RECORDS SUPPLIED:

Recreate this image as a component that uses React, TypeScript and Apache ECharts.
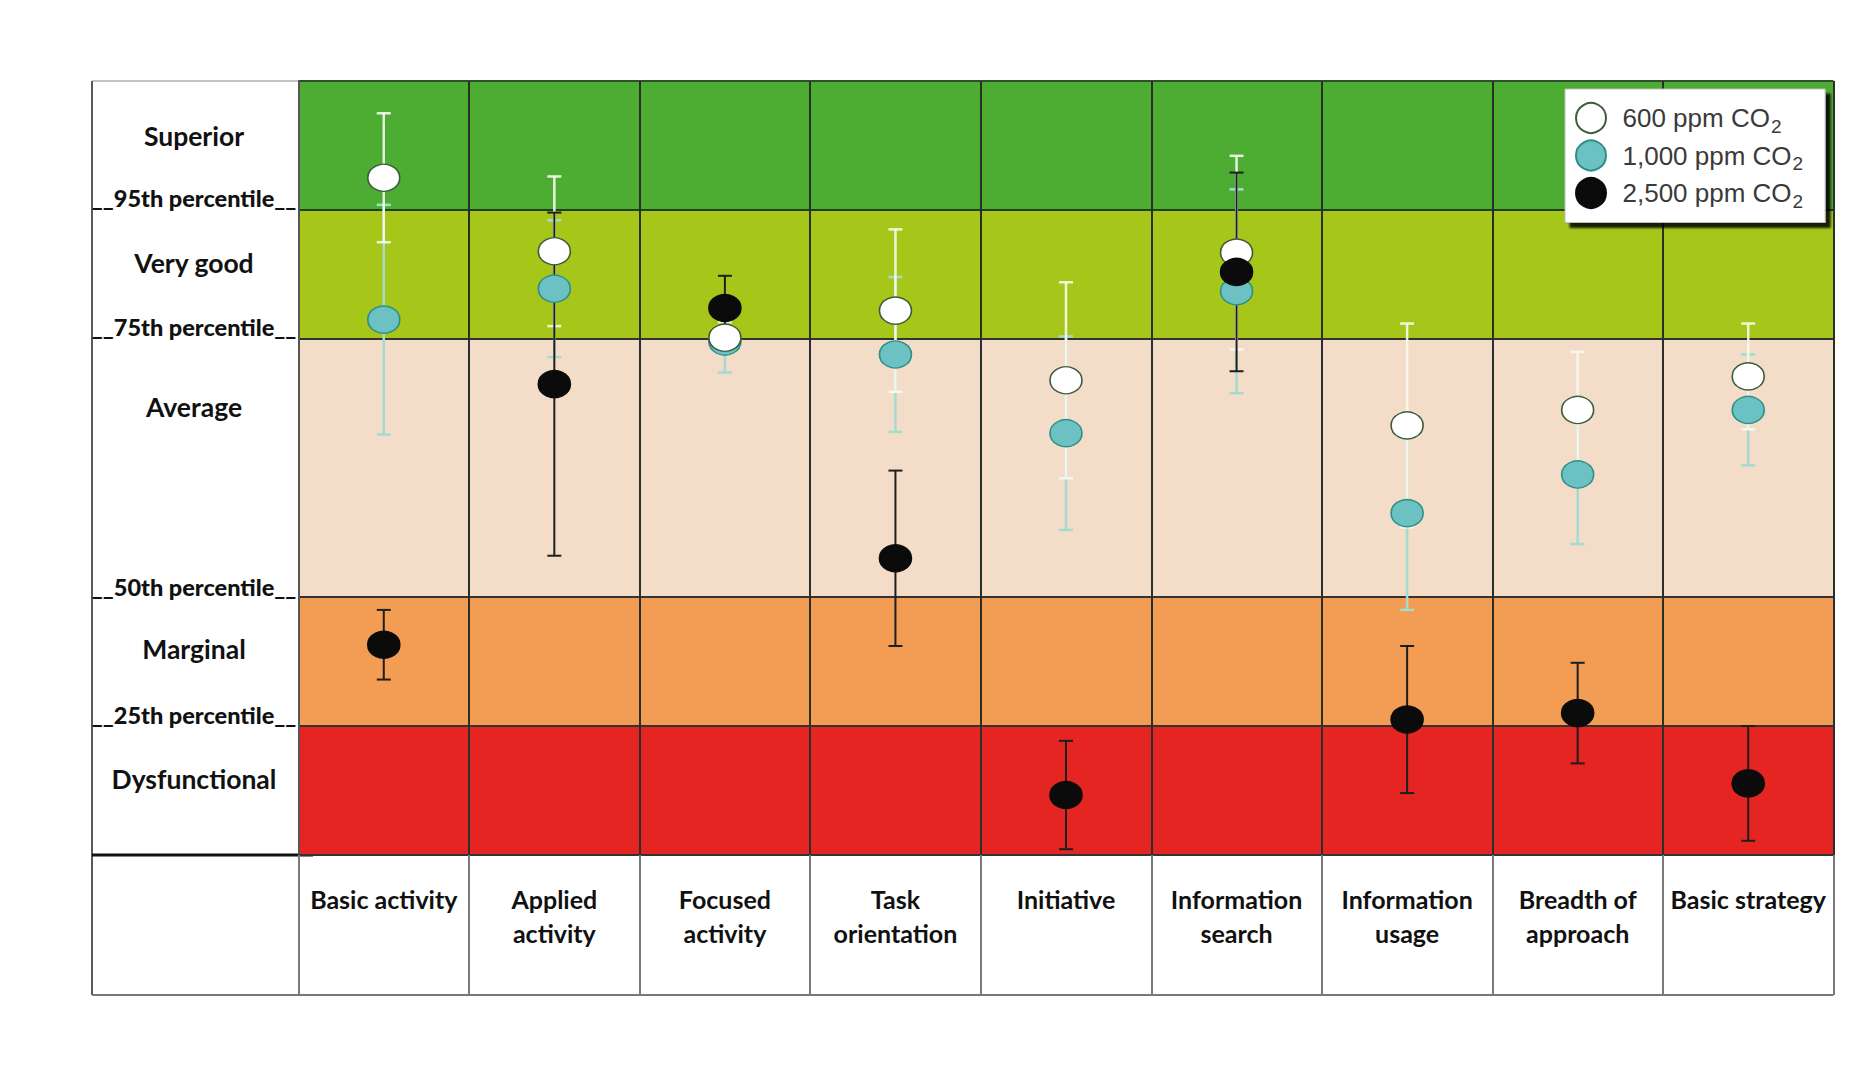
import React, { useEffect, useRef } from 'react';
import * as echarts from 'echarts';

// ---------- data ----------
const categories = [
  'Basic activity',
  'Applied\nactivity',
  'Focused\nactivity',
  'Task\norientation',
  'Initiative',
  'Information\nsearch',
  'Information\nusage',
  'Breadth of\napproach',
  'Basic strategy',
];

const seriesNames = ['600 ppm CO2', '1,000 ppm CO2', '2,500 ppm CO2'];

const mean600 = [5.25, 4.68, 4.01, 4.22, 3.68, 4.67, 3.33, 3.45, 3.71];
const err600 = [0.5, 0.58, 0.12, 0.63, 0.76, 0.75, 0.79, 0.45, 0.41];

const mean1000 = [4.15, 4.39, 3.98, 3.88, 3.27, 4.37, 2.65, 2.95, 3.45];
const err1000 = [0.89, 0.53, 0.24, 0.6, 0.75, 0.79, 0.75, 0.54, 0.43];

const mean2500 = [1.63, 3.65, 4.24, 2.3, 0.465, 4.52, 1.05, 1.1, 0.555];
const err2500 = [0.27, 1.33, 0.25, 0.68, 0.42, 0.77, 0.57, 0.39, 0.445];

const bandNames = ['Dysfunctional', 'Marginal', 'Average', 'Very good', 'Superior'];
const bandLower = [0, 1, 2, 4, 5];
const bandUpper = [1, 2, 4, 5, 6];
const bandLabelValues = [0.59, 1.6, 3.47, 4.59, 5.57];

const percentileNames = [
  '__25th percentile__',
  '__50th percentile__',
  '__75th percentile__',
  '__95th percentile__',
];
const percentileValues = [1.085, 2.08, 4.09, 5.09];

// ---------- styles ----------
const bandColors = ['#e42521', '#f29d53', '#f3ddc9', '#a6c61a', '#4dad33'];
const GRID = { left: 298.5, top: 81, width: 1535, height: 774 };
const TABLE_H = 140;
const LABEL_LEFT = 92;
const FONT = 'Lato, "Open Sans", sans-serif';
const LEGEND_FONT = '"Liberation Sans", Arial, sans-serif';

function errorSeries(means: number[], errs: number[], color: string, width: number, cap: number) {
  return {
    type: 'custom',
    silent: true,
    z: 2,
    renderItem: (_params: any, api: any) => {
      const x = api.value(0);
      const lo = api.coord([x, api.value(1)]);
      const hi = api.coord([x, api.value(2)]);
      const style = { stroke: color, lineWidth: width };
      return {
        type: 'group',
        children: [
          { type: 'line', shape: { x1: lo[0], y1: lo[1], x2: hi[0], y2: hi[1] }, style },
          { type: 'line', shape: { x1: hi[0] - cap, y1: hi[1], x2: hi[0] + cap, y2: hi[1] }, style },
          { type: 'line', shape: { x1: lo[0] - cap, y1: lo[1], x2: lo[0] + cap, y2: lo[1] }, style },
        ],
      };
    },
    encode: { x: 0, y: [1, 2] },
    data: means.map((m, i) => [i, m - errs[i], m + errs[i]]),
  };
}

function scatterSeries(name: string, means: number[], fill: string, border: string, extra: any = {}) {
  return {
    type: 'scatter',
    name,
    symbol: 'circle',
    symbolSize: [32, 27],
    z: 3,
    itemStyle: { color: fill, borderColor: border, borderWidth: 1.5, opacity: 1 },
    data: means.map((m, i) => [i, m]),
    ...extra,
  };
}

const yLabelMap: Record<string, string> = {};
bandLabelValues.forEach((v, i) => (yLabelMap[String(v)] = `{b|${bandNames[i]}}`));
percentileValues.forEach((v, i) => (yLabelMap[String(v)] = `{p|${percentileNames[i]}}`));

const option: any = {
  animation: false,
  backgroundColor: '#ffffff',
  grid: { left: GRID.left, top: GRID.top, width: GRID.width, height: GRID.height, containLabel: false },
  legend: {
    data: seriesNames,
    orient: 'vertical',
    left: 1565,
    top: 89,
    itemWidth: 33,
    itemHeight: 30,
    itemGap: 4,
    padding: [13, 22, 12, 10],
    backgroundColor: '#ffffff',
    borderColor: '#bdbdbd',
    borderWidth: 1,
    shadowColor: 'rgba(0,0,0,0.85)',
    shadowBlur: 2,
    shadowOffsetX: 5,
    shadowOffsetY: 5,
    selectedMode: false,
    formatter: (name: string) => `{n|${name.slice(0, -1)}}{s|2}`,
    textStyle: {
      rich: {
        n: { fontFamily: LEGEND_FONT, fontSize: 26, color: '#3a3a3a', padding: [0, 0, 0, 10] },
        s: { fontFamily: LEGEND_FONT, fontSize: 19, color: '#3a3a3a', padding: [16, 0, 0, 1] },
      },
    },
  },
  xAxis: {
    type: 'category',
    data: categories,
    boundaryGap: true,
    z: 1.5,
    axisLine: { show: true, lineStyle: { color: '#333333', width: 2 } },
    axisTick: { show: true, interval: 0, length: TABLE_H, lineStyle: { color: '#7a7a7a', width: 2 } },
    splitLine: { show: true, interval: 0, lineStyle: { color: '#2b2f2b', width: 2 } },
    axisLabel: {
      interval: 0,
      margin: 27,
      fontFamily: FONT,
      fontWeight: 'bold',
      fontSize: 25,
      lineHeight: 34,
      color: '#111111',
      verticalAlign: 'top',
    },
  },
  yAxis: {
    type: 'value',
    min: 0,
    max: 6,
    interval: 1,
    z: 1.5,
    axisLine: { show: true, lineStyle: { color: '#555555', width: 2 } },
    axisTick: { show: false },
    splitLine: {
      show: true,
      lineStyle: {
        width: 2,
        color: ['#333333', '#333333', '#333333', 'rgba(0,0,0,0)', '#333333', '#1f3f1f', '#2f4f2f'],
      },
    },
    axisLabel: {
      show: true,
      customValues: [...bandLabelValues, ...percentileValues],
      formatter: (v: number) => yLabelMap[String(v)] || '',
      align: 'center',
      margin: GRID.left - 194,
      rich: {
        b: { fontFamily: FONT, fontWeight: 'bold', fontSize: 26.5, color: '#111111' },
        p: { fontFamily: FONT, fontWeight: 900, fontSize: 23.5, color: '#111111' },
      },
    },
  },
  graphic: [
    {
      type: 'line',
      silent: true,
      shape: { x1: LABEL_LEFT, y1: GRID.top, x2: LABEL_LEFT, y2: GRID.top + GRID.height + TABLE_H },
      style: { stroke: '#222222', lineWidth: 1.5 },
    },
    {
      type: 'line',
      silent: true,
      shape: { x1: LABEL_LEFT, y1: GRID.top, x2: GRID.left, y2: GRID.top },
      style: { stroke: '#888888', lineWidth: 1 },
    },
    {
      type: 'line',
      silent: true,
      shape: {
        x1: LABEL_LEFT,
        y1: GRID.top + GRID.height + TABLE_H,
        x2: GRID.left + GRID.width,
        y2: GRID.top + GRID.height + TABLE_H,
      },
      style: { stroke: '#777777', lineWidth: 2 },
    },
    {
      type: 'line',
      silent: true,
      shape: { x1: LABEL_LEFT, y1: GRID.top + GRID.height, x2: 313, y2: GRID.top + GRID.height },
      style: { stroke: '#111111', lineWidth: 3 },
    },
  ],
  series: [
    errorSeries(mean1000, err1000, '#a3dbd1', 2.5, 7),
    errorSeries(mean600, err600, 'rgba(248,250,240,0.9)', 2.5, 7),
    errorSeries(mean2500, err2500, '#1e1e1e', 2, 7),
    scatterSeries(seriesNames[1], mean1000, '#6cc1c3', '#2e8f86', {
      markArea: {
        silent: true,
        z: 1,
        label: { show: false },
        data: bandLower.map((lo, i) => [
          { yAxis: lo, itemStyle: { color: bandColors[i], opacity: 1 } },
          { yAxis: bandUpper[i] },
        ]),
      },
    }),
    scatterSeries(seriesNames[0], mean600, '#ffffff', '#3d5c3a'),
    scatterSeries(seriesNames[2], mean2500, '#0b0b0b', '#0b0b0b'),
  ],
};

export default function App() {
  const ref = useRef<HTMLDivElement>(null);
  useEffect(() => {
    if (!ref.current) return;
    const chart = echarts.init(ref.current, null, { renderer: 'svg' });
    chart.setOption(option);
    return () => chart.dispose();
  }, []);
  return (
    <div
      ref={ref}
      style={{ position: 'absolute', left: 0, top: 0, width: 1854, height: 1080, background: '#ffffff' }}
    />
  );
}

...

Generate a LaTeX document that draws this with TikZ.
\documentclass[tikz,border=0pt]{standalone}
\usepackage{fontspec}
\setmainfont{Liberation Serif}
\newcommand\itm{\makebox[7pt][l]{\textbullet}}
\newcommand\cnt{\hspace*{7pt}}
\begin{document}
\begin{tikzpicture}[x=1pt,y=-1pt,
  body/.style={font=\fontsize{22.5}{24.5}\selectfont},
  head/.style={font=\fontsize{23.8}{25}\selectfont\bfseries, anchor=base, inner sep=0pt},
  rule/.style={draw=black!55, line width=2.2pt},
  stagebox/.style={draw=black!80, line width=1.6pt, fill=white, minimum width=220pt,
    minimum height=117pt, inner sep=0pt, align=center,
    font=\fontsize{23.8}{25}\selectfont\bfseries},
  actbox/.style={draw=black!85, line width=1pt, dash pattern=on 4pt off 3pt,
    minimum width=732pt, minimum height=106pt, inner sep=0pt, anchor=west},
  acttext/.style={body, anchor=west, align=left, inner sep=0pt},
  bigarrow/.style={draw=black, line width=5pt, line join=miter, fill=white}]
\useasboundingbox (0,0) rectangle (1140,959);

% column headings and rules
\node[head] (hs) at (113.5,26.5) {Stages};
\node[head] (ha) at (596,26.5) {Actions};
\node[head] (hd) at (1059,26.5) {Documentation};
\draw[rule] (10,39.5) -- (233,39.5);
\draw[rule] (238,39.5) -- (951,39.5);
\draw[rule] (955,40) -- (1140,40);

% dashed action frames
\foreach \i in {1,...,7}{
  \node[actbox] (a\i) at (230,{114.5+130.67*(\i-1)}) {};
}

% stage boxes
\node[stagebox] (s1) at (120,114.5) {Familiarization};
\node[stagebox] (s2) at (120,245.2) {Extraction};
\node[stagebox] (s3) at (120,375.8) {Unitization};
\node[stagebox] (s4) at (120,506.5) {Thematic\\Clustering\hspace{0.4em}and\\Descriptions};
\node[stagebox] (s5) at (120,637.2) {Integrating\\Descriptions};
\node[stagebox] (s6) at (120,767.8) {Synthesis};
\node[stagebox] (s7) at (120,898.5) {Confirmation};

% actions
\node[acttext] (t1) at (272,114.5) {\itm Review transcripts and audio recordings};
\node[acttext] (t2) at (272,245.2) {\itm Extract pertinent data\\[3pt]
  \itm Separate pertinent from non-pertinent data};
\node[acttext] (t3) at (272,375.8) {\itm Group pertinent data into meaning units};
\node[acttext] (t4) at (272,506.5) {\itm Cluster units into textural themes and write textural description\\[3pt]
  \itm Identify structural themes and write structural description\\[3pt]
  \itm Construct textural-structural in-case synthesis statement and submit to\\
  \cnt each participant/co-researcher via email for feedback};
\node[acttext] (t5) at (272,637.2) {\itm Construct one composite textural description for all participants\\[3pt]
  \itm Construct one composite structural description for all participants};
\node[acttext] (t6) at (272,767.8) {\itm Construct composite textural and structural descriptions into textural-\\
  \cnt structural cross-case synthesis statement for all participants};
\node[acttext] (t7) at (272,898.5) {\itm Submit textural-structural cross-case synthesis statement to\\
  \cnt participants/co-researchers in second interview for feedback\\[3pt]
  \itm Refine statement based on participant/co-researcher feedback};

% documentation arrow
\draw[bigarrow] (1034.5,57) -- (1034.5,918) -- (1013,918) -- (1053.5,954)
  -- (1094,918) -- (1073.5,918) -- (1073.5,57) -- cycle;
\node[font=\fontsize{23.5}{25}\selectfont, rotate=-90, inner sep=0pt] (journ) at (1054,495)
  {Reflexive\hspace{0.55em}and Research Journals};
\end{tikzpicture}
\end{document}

REQUEST: Look through the material above and pick out each line holding the word "that".

SOLUTION:
Recreate this image as a component that uses React, TypeScript and Apache ECharts.
Generate a LaTeX document that draws this with TikZ.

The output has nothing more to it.